In April, 1841, a man sold most of his possessions, amassed all his cash and silver coin, and placed them in a trunk at a house in Brookfield. He then stacked a large pile of lumber in an adjacent field for which to burn all of his possessions, and then to kill himself on the same spot. The presumed Miser then went on a mission to collect from a few people that owed him money, and subsequently leave this world with all of his money. He was unsuccessful at murder, but succeeded at the secondary goal. The following was published in the Boston Almanac:
"A very curious of attempt at murder and suicide occurred at North Brookfield in in this State, Whipple [B.], who is described as being a miser in his disposition, appears to have cherished feelings of revenge against a few individuals who owed him small sums of money, and [was] determined to carry them out.
He obtained a load of wood and deposited it in a pasture in Brookfield, and left a trunk containing all his clothes and other property at a house near the spot. Having converted a few other articles into money, he took a wagon and went to North Brookfield, where he attempted to collect the sums due him, and [if] he failed [at collecting the money], to shoot the debtor with a pistol. In one instance he was prevented. In another he wounded, though not seriously, his object, and seeing him fall, took to his wagon and drove to the place where the wood was piled.
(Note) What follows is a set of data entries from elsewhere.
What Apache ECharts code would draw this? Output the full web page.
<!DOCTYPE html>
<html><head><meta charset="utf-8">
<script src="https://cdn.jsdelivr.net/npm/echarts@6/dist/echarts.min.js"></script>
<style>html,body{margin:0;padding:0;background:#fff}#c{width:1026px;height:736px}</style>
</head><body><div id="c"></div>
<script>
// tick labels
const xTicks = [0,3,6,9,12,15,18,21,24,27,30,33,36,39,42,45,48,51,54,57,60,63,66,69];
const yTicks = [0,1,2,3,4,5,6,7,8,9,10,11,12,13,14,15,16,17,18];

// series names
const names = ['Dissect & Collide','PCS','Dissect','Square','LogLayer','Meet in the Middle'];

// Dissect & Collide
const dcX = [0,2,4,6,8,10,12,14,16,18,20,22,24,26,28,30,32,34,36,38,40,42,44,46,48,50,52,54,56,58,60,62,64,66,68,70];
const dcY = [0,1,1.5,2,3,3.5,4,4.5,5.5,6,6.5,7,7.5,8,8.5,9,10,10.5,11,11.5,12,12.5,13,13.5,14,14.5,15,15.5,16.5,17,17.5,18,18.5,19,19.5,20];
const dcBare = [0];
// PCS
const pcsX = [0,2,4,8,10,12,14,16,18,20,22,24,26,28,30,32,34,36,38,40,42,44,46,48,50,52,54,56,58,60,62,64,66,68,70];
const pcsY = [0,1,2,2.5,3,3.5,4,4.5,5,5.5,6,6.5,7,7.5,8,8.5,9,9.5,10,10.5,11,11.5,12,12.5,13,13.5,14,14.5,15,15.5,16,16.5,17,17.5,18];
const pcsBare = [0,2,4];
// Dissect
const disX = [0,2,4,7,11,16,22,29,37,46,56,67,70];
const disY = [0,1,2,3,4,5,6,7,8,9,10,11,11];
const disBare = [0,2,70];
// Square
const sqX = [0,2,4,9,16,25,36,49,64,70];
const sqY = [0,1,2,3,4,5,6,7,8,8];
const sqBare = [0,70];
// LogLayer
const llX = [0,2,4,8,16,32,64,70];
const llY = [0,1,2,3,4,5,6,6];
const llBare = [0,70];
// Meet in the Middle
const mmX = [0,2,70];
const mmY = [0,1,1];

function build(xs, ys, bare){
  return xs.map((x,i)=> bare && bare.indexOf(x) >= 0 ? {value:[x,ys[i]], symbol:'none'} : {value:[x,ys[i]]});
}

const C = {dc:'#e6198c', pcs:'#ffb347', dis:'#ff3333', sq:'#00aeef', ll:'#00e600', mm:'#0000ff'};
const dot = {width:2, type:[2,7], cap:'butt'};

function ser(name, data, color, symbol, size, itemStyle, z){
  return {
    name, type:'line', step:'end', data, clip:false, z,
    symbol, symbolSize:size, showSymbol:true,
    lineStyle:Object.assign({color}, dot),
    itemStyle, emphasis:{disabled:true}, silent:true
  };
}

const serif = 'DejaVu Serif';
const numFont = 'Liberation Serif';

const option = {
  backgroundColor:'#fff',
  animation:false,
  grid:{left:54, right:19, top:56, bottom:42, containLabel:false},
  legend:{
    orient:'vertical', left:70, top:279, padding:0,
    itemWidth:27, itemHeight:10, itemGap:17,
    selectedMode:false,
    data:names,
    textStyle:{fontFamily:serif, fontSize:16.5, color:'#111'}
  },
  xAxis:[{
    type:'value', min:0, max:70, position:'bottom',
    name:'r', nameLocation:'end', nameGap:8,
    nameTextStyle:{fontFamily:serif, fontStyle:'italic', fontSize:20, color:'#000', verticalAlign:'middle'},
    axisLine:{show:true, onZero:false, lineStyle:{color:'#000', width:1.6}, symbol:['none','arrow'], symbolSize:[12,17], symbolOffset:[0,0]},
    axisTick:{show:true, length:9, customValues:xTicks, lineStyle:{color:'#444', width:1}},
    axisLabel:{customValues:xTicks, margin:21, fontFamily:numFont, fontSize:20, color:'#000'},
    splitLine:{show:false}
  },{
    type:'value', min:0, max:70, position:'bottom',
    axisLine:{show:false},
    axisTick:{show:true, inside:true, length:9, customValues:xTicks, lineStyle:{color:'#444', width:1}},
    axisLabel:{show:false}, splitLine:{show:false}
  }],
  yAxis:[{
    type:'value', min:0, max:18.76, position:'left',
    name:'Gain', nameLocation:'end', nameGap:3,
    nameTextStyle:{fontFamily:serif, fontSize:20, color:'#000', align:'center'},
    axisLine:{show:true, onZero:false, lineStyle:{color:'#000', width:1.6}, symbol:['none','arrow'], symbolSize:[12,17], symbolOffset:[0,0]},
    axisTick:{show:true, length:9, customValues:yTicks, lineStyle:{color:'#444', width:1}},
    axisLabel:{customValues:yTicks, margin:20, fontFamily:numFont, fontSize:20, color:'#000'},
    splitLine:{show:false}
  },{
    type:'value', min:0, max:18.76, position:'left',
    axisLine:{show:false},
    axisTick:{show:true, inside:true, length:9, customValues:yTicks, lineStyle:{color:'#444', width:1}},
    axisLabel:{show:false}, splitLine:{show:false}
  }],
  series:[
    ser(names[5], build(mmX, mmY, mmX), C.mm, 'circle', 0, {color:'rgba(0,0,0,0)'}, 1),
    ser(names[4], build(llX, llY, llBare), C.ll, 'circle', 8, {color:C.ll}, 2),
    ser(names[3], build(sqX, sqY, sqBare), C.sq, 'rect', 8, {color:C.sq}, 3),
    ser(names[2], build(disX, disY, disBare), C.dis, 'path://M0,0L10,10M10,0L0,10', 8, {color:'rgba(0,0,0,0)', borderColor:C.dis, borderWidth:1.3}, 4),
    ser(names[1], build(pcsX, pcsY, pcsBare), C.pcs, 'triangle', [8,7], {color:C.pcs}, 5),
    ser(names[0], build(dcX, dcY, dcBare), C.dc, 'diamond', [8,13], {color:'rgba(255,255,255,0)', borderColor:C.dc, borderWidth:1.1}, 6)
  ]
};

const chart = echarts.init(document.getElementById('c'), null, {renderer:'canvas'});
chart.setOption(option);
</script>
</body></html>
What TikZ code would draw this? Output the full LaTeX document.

Having placed the trunk upon the pile he set this on fire, and placing himself so as to fall upon it, blew his brains out with a pistol, and was found dead the next morning much burnt. It appears to have been his object to destroy himself and his property to the last cent. Several ounces of melted silver were found in the ashes, and 70 or 80 dollars in bills and two watches in his pockets. There was no evidence that he was not perfectly sane throughout the whole, excepting the impression to be derived from the terror of the whole transaction."